Supplied data:

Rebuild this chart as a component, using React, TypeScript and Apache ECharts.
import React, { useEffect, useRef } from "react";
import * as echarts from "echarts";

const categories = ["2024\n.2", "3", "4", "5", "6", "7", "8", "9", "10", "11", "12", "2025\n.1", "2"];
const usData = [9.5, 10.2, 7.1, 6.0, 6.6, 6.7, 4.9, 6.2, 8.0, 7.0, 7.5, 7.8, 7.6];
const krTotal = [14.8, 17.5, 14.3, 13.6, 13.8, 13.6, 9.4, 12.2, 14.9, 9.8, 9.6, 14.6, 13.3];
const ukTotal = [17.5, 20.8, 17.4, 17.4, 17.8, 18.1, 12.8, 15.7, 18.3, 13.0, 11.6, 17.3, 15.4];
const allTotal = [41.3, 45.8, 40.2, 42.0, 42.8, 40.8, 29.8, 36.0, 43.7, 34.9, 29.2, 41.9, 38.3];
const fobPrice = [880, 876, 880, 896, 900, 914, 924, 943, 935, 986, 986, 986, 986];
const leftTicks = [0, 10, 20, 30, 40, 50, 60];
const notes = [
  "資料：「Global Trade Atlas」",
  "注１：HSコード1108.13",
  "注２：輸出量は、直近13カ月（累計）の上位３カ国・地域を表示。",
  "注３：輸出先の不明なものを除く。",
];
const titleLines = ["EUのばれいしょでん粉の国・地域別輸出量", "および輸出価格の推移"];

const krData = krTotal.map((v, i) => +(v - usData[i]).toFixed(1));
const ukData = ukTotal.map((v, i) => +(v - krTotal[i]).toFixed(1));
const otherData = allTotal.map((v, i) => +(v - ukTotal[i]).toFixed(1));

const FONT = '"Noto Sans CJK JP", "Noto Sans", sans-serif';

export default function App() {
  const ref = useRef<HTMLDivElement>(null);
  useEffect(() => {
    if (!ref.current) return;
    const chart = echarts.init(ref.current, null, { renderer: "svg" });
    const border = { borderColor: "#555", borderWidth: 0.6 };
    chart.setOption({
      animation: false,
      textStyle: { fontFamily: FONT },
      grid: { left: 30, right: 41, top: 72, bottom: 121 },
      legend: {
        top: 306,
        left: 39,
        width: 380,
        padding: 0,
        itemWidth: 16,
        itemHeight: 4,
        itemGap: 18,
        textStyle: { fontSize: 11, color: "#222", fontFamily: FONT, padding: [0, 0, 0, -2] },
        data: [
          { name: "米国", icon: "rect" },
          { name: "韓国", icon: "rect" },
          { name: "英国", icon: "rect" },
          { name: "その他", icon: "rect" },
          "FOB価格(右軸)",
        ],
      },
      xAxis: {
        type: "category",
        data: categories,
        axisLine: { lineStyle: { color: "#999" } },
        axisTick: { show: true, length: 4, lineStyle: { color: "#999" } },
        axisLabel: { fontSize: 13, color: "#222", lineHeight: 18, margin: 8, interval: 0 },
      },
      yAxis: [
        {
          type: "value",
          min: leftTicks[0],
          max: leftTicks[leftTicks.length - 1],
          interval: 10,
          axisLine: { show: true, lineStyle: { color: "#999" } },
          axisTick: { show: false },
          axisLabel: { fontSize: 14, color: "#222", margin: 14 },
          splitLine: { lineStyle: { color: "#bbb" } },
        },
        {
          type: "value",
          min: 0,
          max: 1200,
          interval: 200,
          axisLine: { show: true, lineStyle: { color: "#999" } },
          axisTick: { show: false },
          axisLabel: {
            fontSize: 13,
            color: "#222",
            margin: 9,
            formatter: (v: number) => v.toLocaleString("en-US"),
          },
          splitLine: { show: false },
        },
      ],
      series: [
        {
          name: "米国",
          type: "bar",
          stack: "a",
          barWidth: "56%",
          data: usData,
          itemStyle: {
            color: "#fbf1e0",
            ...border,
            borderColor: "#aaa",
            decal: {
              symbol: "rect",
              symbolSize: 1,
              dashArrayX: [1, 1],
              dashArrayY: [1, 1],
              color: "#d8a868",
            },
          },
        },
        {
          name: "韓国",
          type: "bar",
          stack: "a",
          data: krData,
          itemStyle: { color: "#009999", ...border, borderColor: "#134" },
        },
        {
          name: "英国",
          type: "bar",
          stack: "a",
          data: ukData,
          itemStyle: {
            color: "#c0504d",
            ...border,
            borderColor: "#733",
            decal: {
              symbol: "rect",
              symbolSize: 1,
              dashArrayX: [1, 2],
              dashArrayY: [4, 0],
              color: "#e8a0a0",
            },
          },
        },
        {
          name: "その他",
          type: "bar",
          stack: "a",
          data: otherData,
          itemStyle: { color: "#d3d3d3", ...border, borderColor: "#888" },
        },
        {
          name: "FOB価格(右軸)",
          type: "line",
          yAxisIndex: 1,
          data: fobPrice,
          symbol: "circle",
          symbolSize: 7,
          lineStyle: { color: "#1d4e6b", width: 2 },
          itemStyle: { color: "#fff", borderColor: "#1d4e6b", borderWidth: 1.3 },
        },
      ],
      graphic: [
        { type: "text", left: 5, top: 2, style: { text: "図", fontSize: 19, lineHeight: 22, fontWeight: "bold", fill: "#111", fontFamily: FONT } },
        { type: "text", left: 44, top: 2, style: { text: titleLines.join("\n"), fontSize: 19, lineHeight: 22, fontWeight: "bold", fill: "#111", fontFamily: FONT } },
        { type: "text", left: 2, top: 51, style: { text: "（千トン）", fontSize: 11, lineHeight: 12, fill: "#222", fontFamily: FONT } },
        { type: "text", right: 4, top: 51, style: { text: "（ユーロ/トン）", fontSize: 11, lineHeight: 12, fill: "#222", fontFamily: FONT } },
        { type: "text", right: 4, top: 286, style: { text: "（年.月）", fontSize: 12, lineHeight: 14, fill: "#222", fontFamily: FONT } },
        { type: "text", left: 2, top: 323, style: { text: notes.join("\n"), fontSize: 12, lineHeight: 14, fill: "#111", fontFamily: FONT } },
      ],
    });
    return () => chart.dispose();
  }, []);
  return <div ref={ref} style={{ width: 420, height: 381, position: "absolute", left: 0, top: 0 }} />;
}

Job:
All lines from the beginning of the material above through the one with "const otherData = allTotal.map((v, i)" need to be returned exactly; please return those and only those.

Output for this task:
Rebuild this chart as a component, using React, TypeScript and Apache ECharts.
import React, { useEffect, useRef } from "react";
import * as echarts from "echarts";

const categories = ["2024\n.2", "3", "4", "5", "6", "7", "8", "9", "10", "11", "12", "2025\n.1", "2"];
const usData = [9.5, 10.2, 7.1, 6.0, 6.6, 6.7, 4.9, 6.2, 8.0, 7.0, 7.5, 7.8, 7.6];
const krTotal = [14.8, 17.5, 14.3, 13.6, 13.8, 13.6, 9.4, 12.2, 14.9, 9.8, 9.6, 14.6, 13.3];
const ukTotal = [17.5, 20.8, 17.4, 17.4, 17.8, 18.1, 12.8, 15.7, 18.3, 13.0, 11.6, 17.3, 15.4];
const allTotal = [41.3, 45.8, 40.2, 42.0, 42.8, 40.8, 29.8, 36.0, 43.7, 34.9, 29.2, 41.9, 38.3];
const fobPrice = [880, 876, 880, 896, 900, 914, 924, 943, 935, 986, 986, 986, 986];
const leftTicks = [0, 10, 20, 30, 40, 50, 60];
const notes = [
  "資料：「Global Trade Atlas」",
  "注１：HSコード1108.13",
  "注２：輸出量は、直近13カ月（累計）の上位３カ国・地域を表示。",
  "注３：輸出先の不明なものを除く。",
];
const titleLines = ["EUのばれいしょでん粉の国・地域別輸出量", "および輸出価格の推移"];

const krData = krTotal.map((v, i) => +(v - usData[i]).toFixed(1));
const ukData = ukTotal.map((v, i) => +(v - krTotal[i]).toFixed(1));
const otherData = allTotal.map((v, i) => +(v - ukTotal[i]).toFixed(1));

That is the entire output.